Lindsay-Abaire won a Pulitzer for being delicate without being precious in depicting the pain and heartache of the Corbetts and it’s a remarkable showcase for actors, if done right. Kidman, whose finest hours have come when playing prickly protagonists, is particularly great as the passive-aggressive Becca, who has no idea where to place her anger, resulting in unpredictable outbursts at the slightest offenses.
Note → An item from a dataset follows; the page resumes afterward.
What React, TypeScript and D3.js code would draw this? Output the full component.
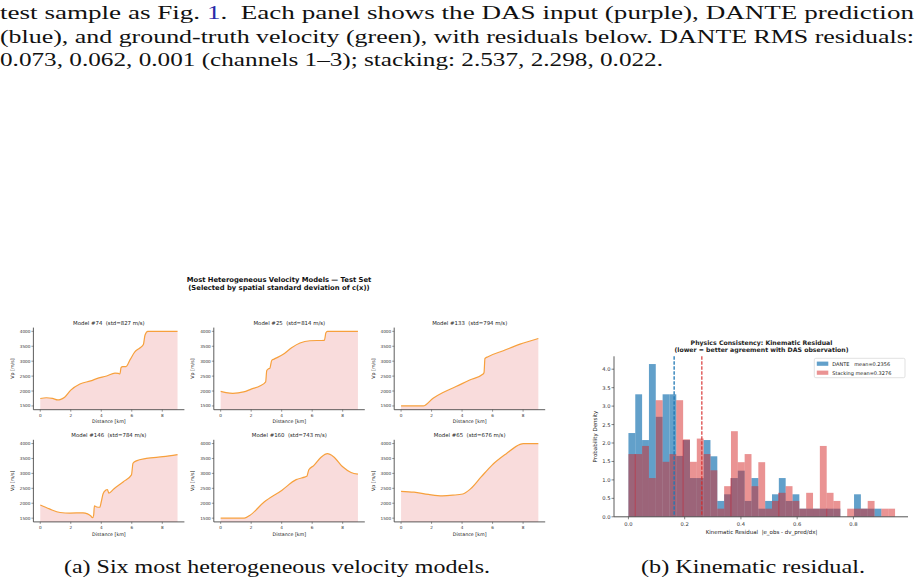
import React from "react";
import * as d3 from "d3";

const WIDTH = 919;
const HEIGHT = 584;

// ---------- running text above the figure ----------
const bodyLine1Start = "test sample as Fig. ";
const bodyLine1Ref = "1";
const bodyLine1End = ".  Each panel shows the DAS input (purple), DANTE prediction";
const bodyLine2 = "(blue), and ground-truth velocity (green), with residuals below. DANTE RMS residuals:";
const bodyLine3 = "0.073, 0.062, 0.001 (channels 1\u20133); stacking: 2.537, 2.298, 0.022.";
const captionA = "(a) Six most heterogeneous velocity models.";
const captionB = "(b) Kinematic residual.";

// ---------- velocity models: [distance km, Vp m/s] ----------
type Pt = [number, number];
const model74: Pt[] = [
  [0, 1750], [0.4, 1775], [0.8, 1752], [1.15, 1702], [1.3, 1712], [1.6, 1790], [2.0, 2030],
  [2.6, 2235], [3.3, 2340], [3.7, 2415], [4.35, 2505], [4.9, 2600], [5.12, 2592], [5.22, 2570],
  [5.3, 2790], [5.4, 2815], [5.62, 2820], [5.9, 3060], [6.2, 3310], [6.55, 3450], [6.76, 3560],
  [6.87, 3880], [7.05, 4000], [9, 4000],
];
const model25: Pt[] = [
  [0, 1990], [0.35, 1950], [0.8, 1925], [1.5, 1970], [2.0, 2065], [2.6, 2180], [2.95, 2310],
  [3.02, 2680], [3.12, 2740], [3.22, 2760], [3.35, 3030], [3.5, 3070], [4.1, 3230], [4.65, 3450],
  [5.2, 3610], [5.85, 3685], [6.8, 3700], [6.9, 3950], [7.0, 4000], [9, 4000],
];
const model133: Pt[] = [
  [0, 1500], [1.45, 1500], [2.1, 1760], [2.75, 1950], [3.6, 2150], [4.5, 2370], [5.38, 2570],
  [5.44, 2620], [5.5, 3090], [5.7, 3150], [6.7, 3350], [7.8, 3570], [9, 3760],
];
const model146: Pt[] = [
  [0, 1940], [0.6, 1810], [1.3, 1690], [1.95, 1670], [2.8, 1680], [3.1, 1645], [3.3, 1580],
  [3.43, 1515], [3.5, 1600], [3.55, 1915], [3.7, 1875], [3.9, 1865], [4.0, 2050], [4.12, 2320],
  [4.3, 2440], [4.4, 2460], [4.5, 2340], [4.8, 2470], [5.45, 2720], [5.98, 2950], [6.08, 3340],
  [6.3, 3420], [6.95, 3500], [8.05, 3560], [9, 3630],
];
const model160: Pt[] = [
  [0, 1500], [1.55, 1500], [1.9, 1590], [2.85, 2040], [4.0, 2430], [4.95, 2790], [5.5, 2875],
  [5.65, 2900], [5.78, 3120], [6.1, 3260], [6.6, 3550], [7.0, 3660], [7.4, 3560], [8.0, 3220],
  [8.55, 3030], [9, 2975],
];
const model65: Pt[] = [
  [0, 2400], [0.85, 2370], [1.8, 2295], [2.7, 2250], [3.4, 2270], [4.05, 2310], [4.55, 2480],
  [5.25, 2880], [5.95, 3270], [6.9, 3660], [7.8, 3970], [8.0, 4000], [9, 4000],
];
const modelIds = [74, 25, 133, 146, 160, 65];
const modelStd = [827, 814, 794, 784, 743, 676];
const modelProfiles = [model74, model25, model133, model146, model160, model65];
const distanceTicks = [0, 2, 4, 6, 8];
const vpTicks = [1500, 2000, 2500, 3000, 3500, 4000];

// ---------- kinematic residual histogram (density per bin) ----------
const residualMax = 0.948;
const danteDensity = [
  2.27, 3.32, 2.08, 4.14, 2.71, 3.32, 3.32, 1.65, 2.08, 1.05, 1.05, 2.08, 1.64, 0.43, 0.61, 1.05,
  1.25, 0.43, 1.05, 0.22, 0.43, 0.61, 1.05, 0.43, 0.61, 0.22, 0.22, 0.22, 0.22, 0.22, 0.22, 0,
  0, 0.61, 0.22, 0.22, 0.22, 0, 0,
];
const stackingDensity = [
  1.7, 1.7, 1.92, 1.05, 3.16, 1.49, 1.7, 3.16, 2.1, 1.49, 2.12, 1.7, 1.26, 0.22, 0.83, 2.32,
  1.48, 1.7, 0.83, 1.48, 0.22, 0.43, 0.65, 0.83, 0.43, 0.22, 0.65, 0.22, 1.92, 0.65, 0.43, 0,
  0.22, 0.22, 0.22, 0.43, 0, 0.22, 0.22,
];
const danteMarker = 0.1625;
const stackingMarker = 0.261;
const seamEdgeBins = [1, 8, 15, 22, 29];
const residualTicks = [0, 0.2, 0.4, 0.6, 0.8];
const densityTicks = [0, 0.5, 1, 1.5, 2, 2.5, 3, 3.5, 4];
const legendLabels = ["DANTE   mean=0.2356", "Stacking mean=0.3276"];

const SANS = "'DejaVu Sans', Verdana, sans-serif";
const SERIF = "'Liberation Serif', 'Times New Roman', serif";
const BLUE = "#1f77b4";
const RED = "#d62728";

function VelocityPanel({ data, title, left, top }: { data: Pt[]; title: string; left: number; top: number }) {
  const w = 151;
  const h = 82.1;
  const x = d3.scaleLinear().domain([-0.45, 9.45]).range([left, left + w]);
  const y = d3.scaleLinear().domain([1375, 4125]).range([top + h, top]);
  const area = d3
    .area<Pt>()
    .x((d) => x(d[0]))
    .y0(y(1375))
    .y1((d) => y(d[1]))
    .curve(d3.curveMonotoneX);
  const line = d3
    .line<Pt>()
    .x((d) => x(d[0]))
    .y((d) => y(d[1]))
    .curve(d3.curveMonotoneX);
  const bottom = top + h;
  return (
    <g fontFamily={SANS}>
      <path d={area(data) || ""} fill="#f9dcdc" />
      <path d={line(data) || ""} fill="none" stroke="#f7a03c" strokeWidth={1.2} />
      <line x1={left} x2={left} y1={top} y2={bottom} stroke="#333" strokeWidth={0.8} />
      <line x1={left} x2={left + w} y1={bottom} y2={bottom} stroke="#333" strokeWidth={0.8} />
      {vpTicks.map((t) => (
        <g key={t}>
          <line x1={left - 2} x2={left} y1={y(t)} y2={y(t)} stroke="#333" strokeWidth={0.5} />
          <text x={left - 3} y={y(t)} fontSize={4.2} textAnchor="end" dominantBaseline="central" fill="#333">
            {t}
          </text>
        </g>
      ))}
      {distanceTicks.map((t) => (
        <g key={t}>
          <line x1={x(t)} x2={x(t)} y1={bottom} y2={bottom + 2} stroke="#333" strokeWidth={0.5} />
          <text x={x(t)} y={bottom + 5.5} fontSize={4.2} textAnchor="middle" dominantBaseline="central" fill="#333">
            {t}
          </text>
        </g>
      ))}
      <text x={left + w / 2} y={top - 2.8} fontSize={5.4} textAnchor="middle" fill="#222" style={{ whiteSpace: "pre" }}>
        {title}
      </text>
      <text x={left + w / 2} y={bottom + 13.6} fontSize={4.8} textAnchor="middle" fill="#222">
        Distance [km]
      </text>
      <text
        transform={`translate(${left - 21}, ${top + h / 2}) rotate(-90)`}
        fontSize={4.8}
        textAnchor="middle"
        dominantBaseline="central"
        fill="#222"
      >
        Vp [m/s]
      </text>
    </g>
  );
}

function ResidualHistogram() {
  const left = 614;
  const right = 908;
  const top = 356.3;
  const bottom = 516.8;
  const x = d3.scaleLinear().domain([-0.0513, 0.994]).range([left, right]);
  const y = d3.scaleLinear().domain([0, 4.35]).range([bottom, top]);
  const nb = danteDensity.length;
  const bw = residualMax / nb;
  const bars = (vals: number[], color: string, op: number) =>
    vals.map((v, i) =>
      v > 0 ? (
        <rect
          key={i}
          x={x(i * bw)}
          width={x((i + 1) * bw) - x(i * bw)}
          y={y(v)}
          height={y(0) - y(v)}
          fill={color}
          fillOpacity={op}
        />
      ) : null
    );
  const cx = 761.5;
  return (
    <g fontFamily={SANS}>
      {bars(danteDensity, BLUE, 0.7)}
      {bars(stackingDensity, RED, 0.5)}
      {seamEdgeBins.map((k) => (
        <line
          key={k}
          x1={x(k * bw)}
          x2={x(k * bw)}
          y1={y(0)}
          y2={y(Math.min(danteDensity[k], stackingDensity[k]))}
          stroke="#c0283a"
          strokeWidth={0.8}
          strokeOpacity={0.8}
        />
      ))}
      <line x1={x(danteMarker)} x2={x(danteMarker)} y1={top} y2={bottom} stroke={BLUE} strokeWidth={1.3} strokeDasharray="3.5,1.5" />
      <line x1={x(stackingMarker)} x2={x(stackingMarker)} y1={top} y2={bottom} stroke={RED} strokeWidth={1.3} strokeDasharray="3.5,1.5" strokeOpacity={0.85} />
      <line x1={left} x2={left} y1={top} y2={bottom} stroke="#333" strokeWidth={0.8} />
      <line x1={left} x2={right} y1={bottom} y2={bottom} stroke="#555" strokeWidth={1} />
      {densityTicks.map((t) => (
        <g key={t}>
          <line x1={left - 2.5} x2={left} y1={y(t)} y2={y(t)} stroke="#333" strokeWidth={0.6} />
          <text x={left - 3.5} y={y(t)} fontSize={5.2} textAnchor="end" dominantBaseline="central" fill="#333">
            {t.toFixed(1)}
          </text>
        </g>
      ))}
      {residualTicks.map((t) => (
        <g key={t}>
          <line x1={x(t)} x2={x(t)} y1={bottom} y2={bottom + 2.5} stroke="#333" strokeWidth={0.6} />
          <text x={x(t)} y={bottom + 7.2} fontSize={5.2} textAnchor="middle" dominantBaseline="central" fill="#333">
            {t.toFixed(1)}
          </text>
        </g>
      ))}
      <text x={cx} y={344.6} fontSize={6.2} fontWeight="bold" textAnchor="middle" fill="#222">
        Physics Consistency: Kinematic Residual
      </text>
      <text x={cx} y={351.6} fontSize={6.2} fontWeight="bold" textAnchor="middle" fill="#222">
        (lower = better agreement with DAS observation)
      </text>
      <text x={cx} y={534.2} fontSize={5.5} textAnchor="middle" fill="#222" style={{ whiteSpace: "pre" }}>
        {"Kinematic Residual  |e_obs - dv_pred/dx|"}
      </text>
      <text
        transform={`translate(594.5, ${(top + bottom) / 2}) rotate(-90)`}
        fontSize={5.5}
        textAnchor="middle"
        dominantBaseline="central"
        fill="#222"
      >
        Probability Density
      </text>
      <g>
        <rect x={814.3} y={358.3} width={90.7} height={19.4} rx={1.5} fill="#fff" fillOpacity={0.8} stroke="#ccc" strokeWidth={0.6} />
        {legendLabels.map((lab, i) => (
          <g key={lab}>
            <rect
              x={816.8}
              y={361.6 + i * 9}
              width={11.5}
              height={4.2}
              fill={i === 0 ? BLUE : RED}
              fillOpacity={i === 0 ? 0.7 : 0.5}
            />
            <text x={832.3} y={363.7 + i * 9} fontSize={5} dominantBaseline="central" fill="#222" style={{ whiteSpace: "pre" }}>
              {lab}
            </text>
          </g>
        ))}
      </g>
    </g>
  );
}

export default function App() {
  const colLeft = [33.4, 213.8, 394.2];
  const rowTop = [327.6, 439.8];
  return (
    <svg
      width={WIDTH}
      height={HEIGHT}
      viewBox={`0 0 ${WIDTH} ${HEIGHT}`}
      style={{ position: "absolute", left: 0, top: 0, background: "#fff" }}
    >
      <rect width={WIDTH} height={HEIGHT} fill="#fff" />
      <g fontFamily={SERIF} fontSize={19.5} fill="#111">
        <text x={0} y={19} textLength={914} lengthAdjust="spacingAndGlyphs" style={{ whiteSpace: "pre" }}>
          {bodyLine1Start}
          <tspan fill="#2a2aa8">{bodyLine1Ref}</tspan>
          {bodyLine1End}
        </text>
        <text x={0} y={43} textLength={914} lengthAdjust="spacingAndGlyphs">
          {bodyLine2}
        </text>
        <text x={0} y={66} textLength={663} lengthAdjust="spacingAndGlyphs">
          {bodyLine3}
        </text>
        <text x={64} y={573} textLength={426} lengthAdjust="spacingAndGlyphs">
          {captionA}
        </text>
        <text x={641} y={573} textLength={224} lengthAdjust="spacingAndGlyphs">
          {captionB}
        </text>
      </g>
      <g fontFamily={SANS} fontWeight="bold" fontSize={6.8} fill="#111" textAnchor="middle">
        <text x={279} y={281.6}>Most Heterogeneous Velocity Models — Test Set</text>
        <text x={279} y={290}>(Selected by spatial standard deviation of c(x))</text>
      </g>
      {modelProfiles.map((data, i) => (
        <VelocityPanel
          key={modelIds[i]}
          data={data}
          title={`Model #${modelIds[i]}  (std=${modelStd[i]} m/s)`}
          left={colLeft[i % 3]}
          top={rowTop[Math.floor(i / 3)]}
        />
      ))}
      <ResidualHistogram />
    </svg>
  );
}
Eckhart’s Howie, meanwhile, is less moved to be the one who catches her when she falls, starting to drift away as he becomes uncertain about what his wife Becca actually wants.

Though it’s that uncertainty that drives the film — how a couple that once felt most intimate with each other suddenly feels disconnected — Mitchell has no such uncertainty as a director, providing a steady hand and an unadorned style to the proceedings. Of course, this is a departure from Mitchell’s previous films “Hedwig and the Angry Inch” and “Shortbus,” and if anything, he provokes here by stepping back, allowing Kidman and Eckhart to go uncomfortable places; in one particularly noteworthy scene, a squabble between Becca and Howie that is often a hallmark of the third act of dramas such as these arrives mid-film and is shot nakedly by cinematographer Frank DeMarco, dropping conventional composition, as if to let the scene pass by without comment.

Somehow, Mitchell retains the raw energy of a stage performance without ever descending into a film that is always reminding its audience it began life as a play. (Some credit is likely due to the fact Mitchell apparently spent a year editing “Rabbit Hole.”) It doesn’t hinge on a revenge plot a la “In the Bedroom” or fall into the trap of turning into a shouting match between angry spouses, instead acknowledging the mystery of sorrow and letting Kidman and Eckhart play all its nuances as the process of letting go becomes a burden as great as losing a child in the first place. As a result, the drama may be less pronounced, but the emotions are no less complex, creating a film that’s quietly devastating and elegant in its understatement.

“Rabbit Hole” was picked up by Lionsgate, who will distribute later this year. It will play once more in Toronto on September 18th.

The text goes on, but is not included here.